Swine Flu '76, Complete With Alarming PSA

Vaccine proved far deadlier than the outbreak it was meant to contain

Thirty-three years ago, U.S. health officials launched a massive effort to fend off a swine flu outbreak by encouraging -- and some would say scaring – every person into getting a vaccine.

But there were a few glitches.  The swine flu epidemic never materialized and the vaccine itself was found to have harmful side-effects.

There are some serious lessons to be learned from the swine flu outbreak of 1976 and some very clear parallels to our current swine flu concerns. But that doesn’t make the government’s '76 public service announcements any less funny -- or scary. 

The 1976 swine flu affair is sometimes called a fiasco, as the government undertook an unprecedented effort to stop the virus by creating and manufacturing a vaccine to head off an epidemic that never came about.
 


It all began in February of that year, when a few cases of severe swine flu broke out among young military recruits in Fort Dix, N.J., killing one soldier.

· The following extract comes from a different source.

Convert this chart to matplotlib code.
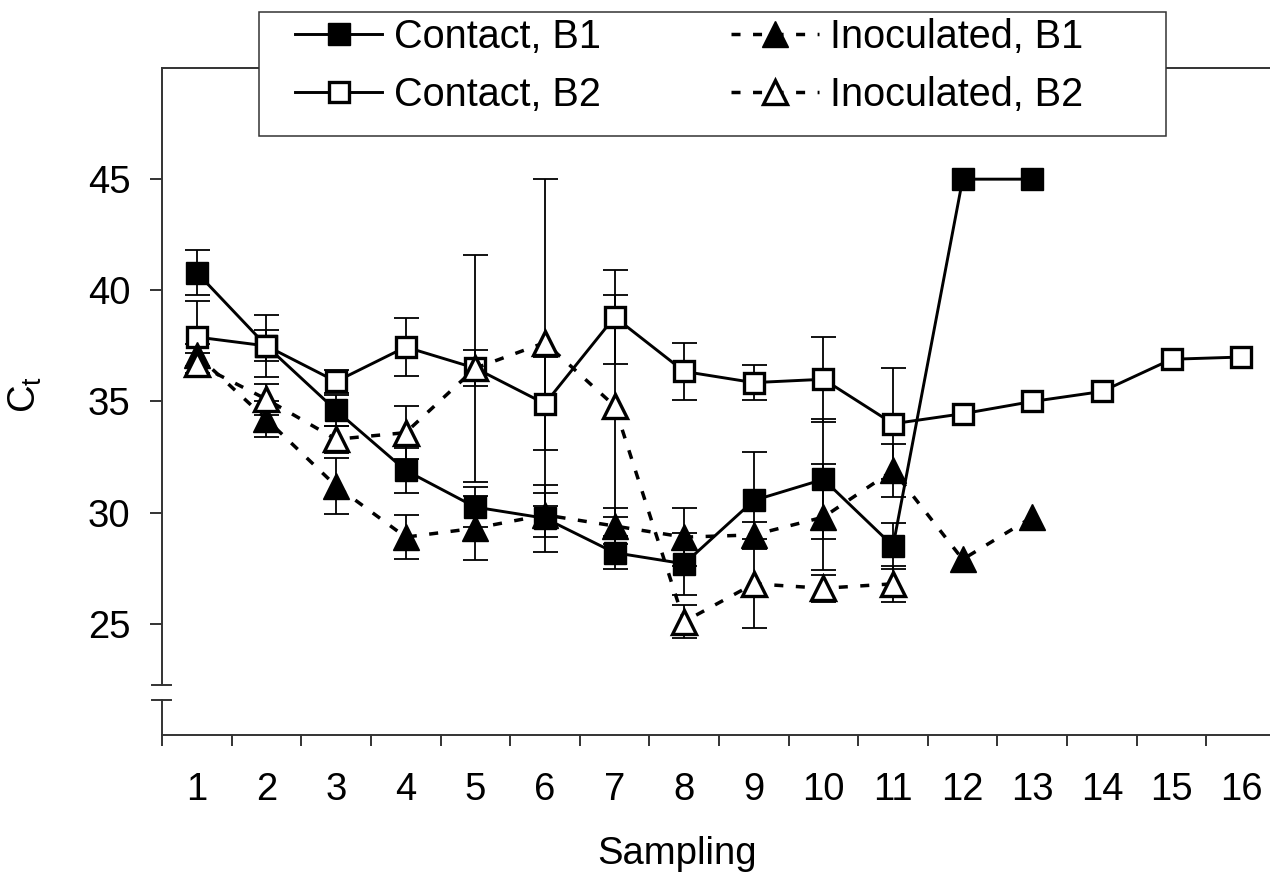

Feds feared a massive outbreak and launched the vaccination campaign. With the help of those PSAs, The Centers for Disease Control and Prevention achieved unprecedented vaccination numbers and immunized more than 40 million people between October and December.

But in the end, the shot was linked to 500 cases of a paralyzing nerve disease and also linked to 25 deaths. The swine flu killed just one of the 230 people it infected. The head of the CDC at the time was forced to resign over the debacle.

Much of the fear in 1976 came from the belief that the flu pandemic of 1918 that killed as many as 50 million people worldwide was swine flu. It is now known to have been from an avian strain.

Currently, lawmakers are walking a fine line between action and restraint. As of now, there are no plans for any scary PSAs.